Chwalba hat schon in der Vergangenheit, wie die Rezensentin bereits einmal hervorgehoben hat [1], mit lieb gewonnenen nationalen neuzeitlichen Mythen Polens aufgeräumt. So auch in seiner neuesten Arbeit: Die polnische Historiographie habe lange Zeit die Schuld und Versäumnisse der polnischen Politik im Vorfeld der unrechtmäßigen Auslöschung der Rzeczpospolita vernachlässigt und stattdessen, aus einem national-didaktischen Impetus heraus, die "heroische" Geschichte Polens betont. Zudem sei dem Umstand zu wenig Rechnung getragen worden, dass das als Staat nicht existente Gebiet der ehemaligen Adelsrepublik nicht nur Heimstätte von Polen, welche sich überdies zu einem großen Teil im 19. Jahrhundert keine Gedanken ob ihrer nationalen Identität gemacht hätten, sondern auch zahlreicher anderer Nationalitäten gewesen sei. Folgerichtig berücksichtigt er diese in einem größeren Maß als viele andere Arbeiten. Die Einbettung in den Kontext der jeweiligen Teilungsmacht sei schließlich, so der Verfasser einleitend, oft nicht genügend herausgestellt worden. Es muss allerdings festgestellt werden, dass die polnische Historiographie im letzten Jahrzehnt insgesamt der eigenen Geschichte gegenüber kritischer geworden ist; Chwalba gehört jedoch ohne Zweifel zu denjenigen, welche die Entmythologisierung am vehementesten einfordern.
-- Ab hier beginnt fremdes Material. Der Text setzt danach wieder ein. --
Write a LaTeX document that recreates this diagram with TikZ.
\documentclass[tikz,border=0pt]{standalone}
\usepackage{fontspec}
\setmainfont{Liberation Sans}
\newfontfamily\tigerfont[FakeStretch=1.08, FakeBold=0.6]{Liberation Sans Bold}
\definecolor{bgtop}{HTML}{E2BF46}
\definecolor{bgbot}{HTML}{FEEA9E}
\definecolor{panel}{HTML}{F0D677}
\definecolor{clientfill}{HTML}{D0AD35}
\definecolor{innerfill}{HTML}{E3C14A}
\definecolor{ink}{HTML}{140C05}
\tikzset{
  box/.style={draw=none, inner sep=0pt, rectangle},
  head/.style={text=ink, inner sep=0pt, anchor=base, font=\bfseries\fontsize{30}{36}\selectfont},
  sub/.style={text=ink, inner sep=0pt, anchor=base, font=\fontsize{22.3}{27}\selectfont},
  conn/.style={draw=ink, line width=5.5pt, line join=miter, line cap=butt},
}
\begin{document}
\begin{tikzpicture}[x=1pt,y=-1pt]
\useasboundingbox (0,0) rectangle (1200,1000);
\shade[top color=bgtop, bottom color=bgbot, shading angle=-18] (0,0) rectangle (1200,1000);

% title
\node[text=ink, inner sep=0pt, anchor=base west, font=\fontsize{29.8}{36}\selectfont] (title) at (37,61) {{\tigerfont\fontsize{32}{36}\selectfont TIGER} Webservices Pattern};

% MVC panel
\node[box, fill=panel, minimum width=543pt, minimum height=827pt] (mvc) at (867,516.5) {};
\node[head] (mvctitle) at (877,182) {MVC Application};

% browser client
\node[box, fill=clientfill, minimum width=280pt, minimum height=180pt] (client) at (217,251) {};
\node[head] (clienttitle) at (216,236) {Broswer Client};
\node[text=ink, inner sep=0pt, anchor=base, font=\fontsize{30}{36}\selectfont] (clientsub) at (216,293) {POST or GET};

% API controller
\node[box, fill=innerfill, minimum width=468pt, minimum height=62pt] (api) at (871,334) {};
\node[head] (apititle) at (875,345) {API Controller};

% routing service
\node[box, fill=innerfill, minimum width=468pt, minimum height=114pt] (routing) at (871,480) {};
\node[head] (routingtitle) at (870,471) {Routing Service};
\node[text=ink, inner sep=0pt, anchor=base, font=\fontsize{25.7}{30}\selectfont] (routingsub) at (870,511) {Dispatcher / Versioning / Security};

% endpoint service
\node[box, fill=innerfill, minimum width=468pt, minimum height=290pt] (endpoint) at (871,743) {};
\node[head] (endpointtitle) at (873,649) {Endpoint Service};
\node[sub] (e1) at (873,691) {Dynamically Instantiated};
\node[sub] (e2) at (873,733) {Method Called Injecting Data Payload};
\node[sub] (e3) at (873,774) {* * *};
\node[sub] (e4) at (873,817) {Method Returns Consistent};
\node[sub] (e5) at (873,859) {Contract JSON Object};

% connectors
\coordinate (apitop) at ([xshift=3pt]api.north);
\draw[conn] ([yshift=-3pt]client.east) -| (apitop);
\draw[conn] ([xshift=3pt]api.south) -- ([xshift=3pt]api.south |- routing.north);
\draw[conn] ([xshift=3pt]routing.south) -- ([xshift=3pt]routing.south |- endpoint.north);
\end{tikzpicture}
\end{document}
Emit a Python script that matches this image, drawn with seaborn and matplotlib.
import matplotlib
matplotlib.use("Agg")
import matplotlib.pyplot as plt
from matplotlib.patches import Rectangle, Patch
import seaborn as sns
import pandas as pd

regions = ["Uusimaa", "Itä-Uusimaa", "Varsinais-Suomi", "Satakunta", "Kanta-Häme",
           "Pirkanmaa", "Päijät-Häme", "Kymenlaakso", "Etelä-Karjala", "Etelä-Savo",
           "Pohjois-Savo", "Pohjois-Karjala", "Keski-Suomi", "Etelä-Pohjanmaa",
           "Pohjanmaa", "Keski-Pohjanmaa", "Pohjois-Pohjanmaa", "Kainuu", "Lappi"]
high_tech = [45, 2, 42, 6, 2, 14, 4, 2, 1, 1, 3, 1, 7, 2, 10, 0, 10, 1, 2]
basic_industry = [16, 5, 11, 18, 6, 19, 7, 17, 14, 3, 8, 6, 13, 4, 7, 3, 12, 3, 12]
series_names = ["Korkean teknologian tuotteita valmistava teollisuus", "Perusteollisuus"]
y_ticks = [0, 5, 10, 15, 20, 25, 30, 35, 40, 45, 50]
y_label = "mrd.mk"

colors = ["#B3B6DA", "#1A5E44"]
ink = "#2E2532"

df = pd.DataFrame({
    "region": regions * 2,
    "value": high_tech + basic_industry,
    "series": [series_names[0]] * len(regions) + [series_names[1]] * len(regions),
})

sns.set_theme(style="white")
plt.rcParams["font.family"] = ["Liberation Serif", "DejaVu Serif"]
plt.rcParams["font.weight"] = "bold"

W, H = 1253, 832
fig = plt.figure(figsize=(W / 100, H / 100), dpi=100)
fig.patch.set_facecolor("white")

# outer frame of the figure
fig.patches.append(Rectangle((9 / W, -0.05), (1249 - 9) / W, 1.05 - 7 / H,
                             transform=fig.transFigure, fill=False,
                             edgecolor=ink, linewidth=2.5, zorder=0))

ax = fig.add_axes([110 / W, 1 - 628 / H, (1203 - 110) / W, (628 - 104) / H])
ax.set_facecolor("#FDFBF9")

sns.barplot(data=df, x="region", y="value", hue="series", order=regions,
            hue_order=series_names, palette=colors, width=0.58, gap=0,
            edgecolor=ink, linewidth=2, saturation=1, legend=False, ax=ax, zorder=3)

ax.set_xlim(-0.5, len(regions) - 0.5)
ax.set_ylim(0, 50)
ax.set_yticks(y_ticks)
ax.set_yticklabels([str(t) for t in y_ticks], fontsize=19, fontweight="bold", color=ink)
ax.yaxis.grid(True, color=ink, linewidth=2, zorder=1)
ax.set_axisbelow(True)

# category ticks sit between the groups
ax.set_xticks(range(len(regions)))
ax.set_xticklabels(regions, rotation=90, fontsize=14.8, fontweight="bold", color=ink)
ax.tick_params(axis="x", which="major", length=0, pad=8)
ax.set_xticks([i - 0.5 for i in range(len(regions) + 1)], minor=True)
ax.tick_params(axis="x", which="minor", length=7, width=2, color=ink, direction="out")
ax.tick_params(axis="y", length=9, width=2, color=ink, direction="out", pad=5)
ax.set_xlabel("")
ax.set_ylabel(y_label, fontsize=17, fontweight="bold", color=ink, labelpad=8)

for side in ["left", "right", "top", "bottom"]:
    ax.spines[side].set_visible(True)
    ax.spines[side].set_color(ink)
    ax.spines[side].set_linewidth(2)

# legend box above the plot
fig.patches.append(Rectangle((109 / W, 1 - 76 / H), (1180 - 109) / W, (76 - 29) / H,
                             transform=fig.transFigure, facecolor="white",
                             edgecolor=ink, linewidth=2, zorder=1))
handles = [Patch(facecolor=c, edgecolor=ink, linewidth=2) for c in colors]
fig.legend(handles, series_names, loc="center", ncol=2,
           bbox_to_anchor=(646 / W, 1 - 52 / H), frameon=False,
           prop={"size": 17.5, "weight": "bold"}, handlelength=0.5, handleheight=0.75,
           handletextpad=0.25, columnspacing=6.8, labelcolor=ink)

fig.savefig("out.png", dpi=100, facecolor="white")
Im Vergleich mit anderen Gesamtdarstellungen betritt Chwalba vor allen Dingen deshalb Neuland, weil er sich nicht nur auf politische und sozio-ökonomische Fragen beschränkt, sondern den Aspekten der Kultur und Mentalitäten breiten Raum widmet. In einem ersten Teil, dem eine zweite klassisch-historische Abhandlung folgt, behandelt er unter anderem die Bereiche Gesundheit und Hygiene, religiöse Kultur, Familie, Frauen, Eliten- und populäre Kultur oder auch nationale Stereotypen. Sicher kann trefflich darüber gestritten werden, warum zum Beispiel die Stellung von Frauen in der polnischen, jüdischen oder ukrainischen Gesellschaft nicht als integraler Bestandteil der allgemeinen ("männlichen") Geschichte behandelt wurde, wie es die Geschlechtergeschichte fordert. Doch erschiene dieser Vorwurf angesichts der für den intendierten Leserkreis (zuvorderst Studienanfänger) notwendigen angestrebten Übersichtlichkeit fast beckmesserisch.
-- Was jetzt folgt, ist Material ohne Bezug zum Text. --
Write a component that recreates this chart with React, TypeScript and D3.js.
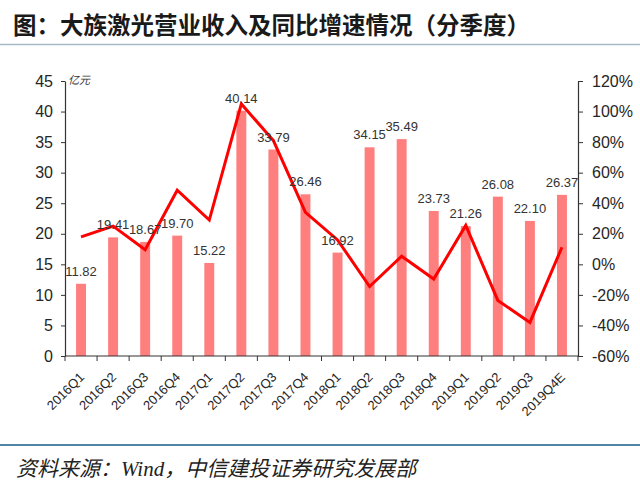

Dass bei dem angestrebten Ziel der Vermittlung eines Überblicks manche Dinge nur holzschnittartig dargestellt werden können und zumal einer über Spezialkenntnisse verfügende Leserschaft einige Passagen als zu oberflächlich erscheinen, liegt in der Natur der Sache. Sie schmälern den Wert des vorliegenden Bandes nicht wirklich. Trotzdem sei hier auf einige "Auslassungen" hingewiesen: So fehlt zum Beispiel bei der Darstellung der vom römisch-katholischen Priester Stojałowski in Westgalizien (519f.) gegen Ende des 19. Jahrhunderts geführten Bauernbewegung der nicht eben unwichtige Hinweis auf manifestes antisemitisches Gedankengut. Nicht zuletzt wegen dieser Agitation kam es 1898 zu massiven, von Chwalba ebenfalls nicht erwähnten, antisemitischen Ausschreitungen polnischer Bauern. Der ukrainischen Nationalbewegung in Galizien ging es nicht "nur" um die Gleichberechtigung mit den Polen (524), sondern sie strebte das weitreichende Ziel eines eigenen Kronlandes an. Bereits auf dem Prager Slawen-Kongreß von 1848 wurde diese Forderung erstmals gestellt. Erst im Ersten Weltkrieg wurde die administrative Vereinigung mit der Bukowina und dem Transkarpatengebiet (526) unter habsburgischer Oberhoheit angestrebt. Eine Erwähnung der für die ukrainische Nationalbewegung Galiziens so wichtigen Broschüre Julijan Bačyns'kyjs "Ukra?na Irredenta" von 1895/96 unterbleibt, statt dessen wird auf Mykolaj Michnovs'kyjs "Samost?jna Ukra?na" verwiesen, ohne dessen ostukrainische Herkunft zu erwähnen. Es verwundert, dass in der beigefügten Bibliografie keine Zeitschriftenartikel erscheinen und nur verhältnismäßig wenig Veröffentlichungen in westlichen Sprachen.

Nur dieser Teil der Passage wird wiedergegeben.